A coalition of 14 Western nations, including the United States, United Kingdom, and France, has issued a stern condemnation of Iran’s intelligence services for orchestrating a surge in assassination attempts, kidnappings, and harassment operations targeting individuals across Europe and North America. In a joint statement released Thursday, the governments of Albania, Austria, Belgium, Canada, Czechia, Denmark, Finland, Germany, the Netherlands, Spain, and Sweden joined the rebuke, demanding Tehran immediately cease these “illegal activities” that violate international sovereignty.
The alliance warned that Iranian operatives are increasingly collaborating with international criminal networks to pursue dissidents, journalists, and former officials perceived as threats to the regime.
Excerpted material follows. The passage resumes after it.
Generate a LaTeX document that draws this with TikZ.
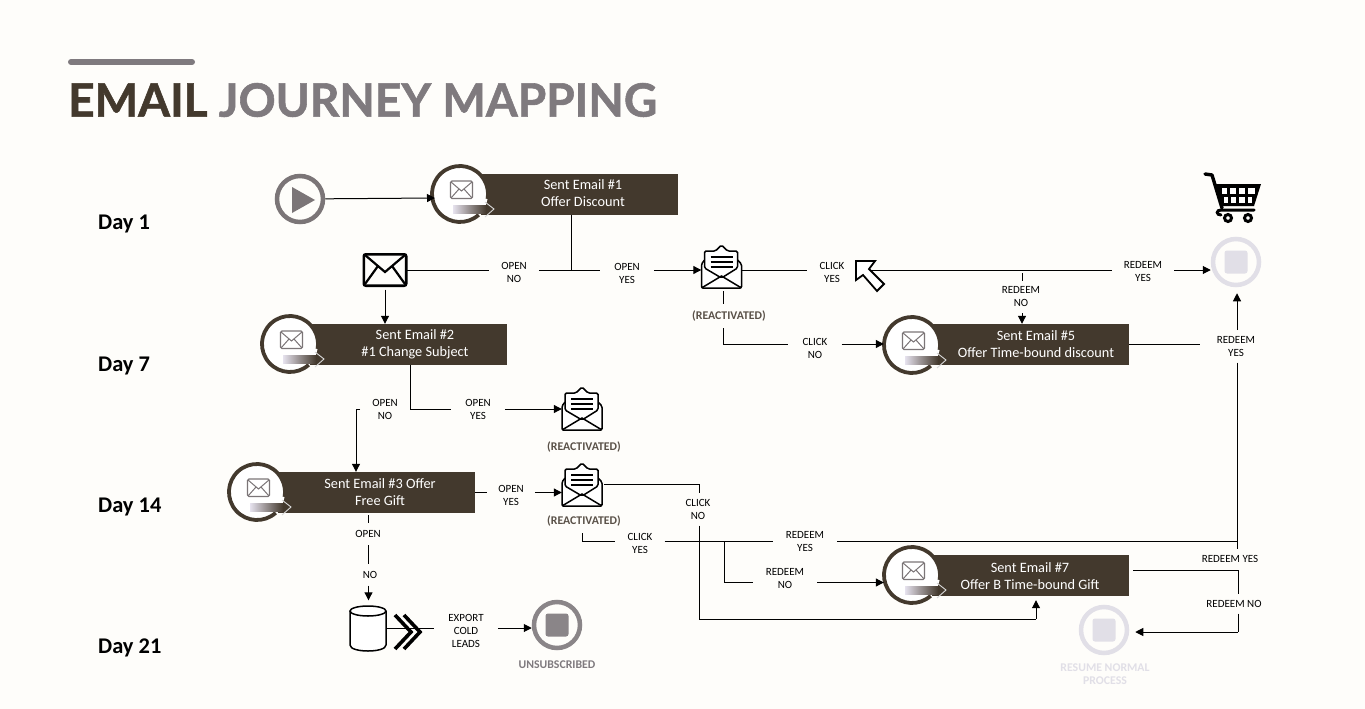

British authorities revealed they have foiled over 20 Iran-linked kidnap/kill plots since 2022, including operations against British nationals.
The condemnation follows the March 2025 measures by the UK government requiring Iran to register all political influence activities—a response to what London calls “increasingly aggressive behavior” by Tehran’s intelligence apparatus . This builds on October 2024 reports documenting Iran’s transnational assassination campaigns, including operations on US and European soil.
This diplomatic clash is occurring amid heightened tensions following June 2025 Israeli strikes on Iran’s nuclear facilities, which killed senior officials and scientists. Analysts suggest Tehran may be escalating extraterritorial operations to project strength after military setbacks. Notably, the coalition’s statement avoids linking the intelligence threats to ongoing US-Iran nuclear negotiations, though it underscores growing Western unity against Iranian destabilization efforts.
Why It Matters
With Iranian intelligence allegedly exploiting EU and North American soil for covert operations, the 14-nation alliance emphasizes “commitment to preventing attacks” through enhanced counterintelligence cooperation. The statement serves both as a warning to Tehran and reassurance to vulnerable communities, especially exiled dissidents and Jewish groups amid what experts describe as Iran’s most aggressive global intimidation campaign in decades.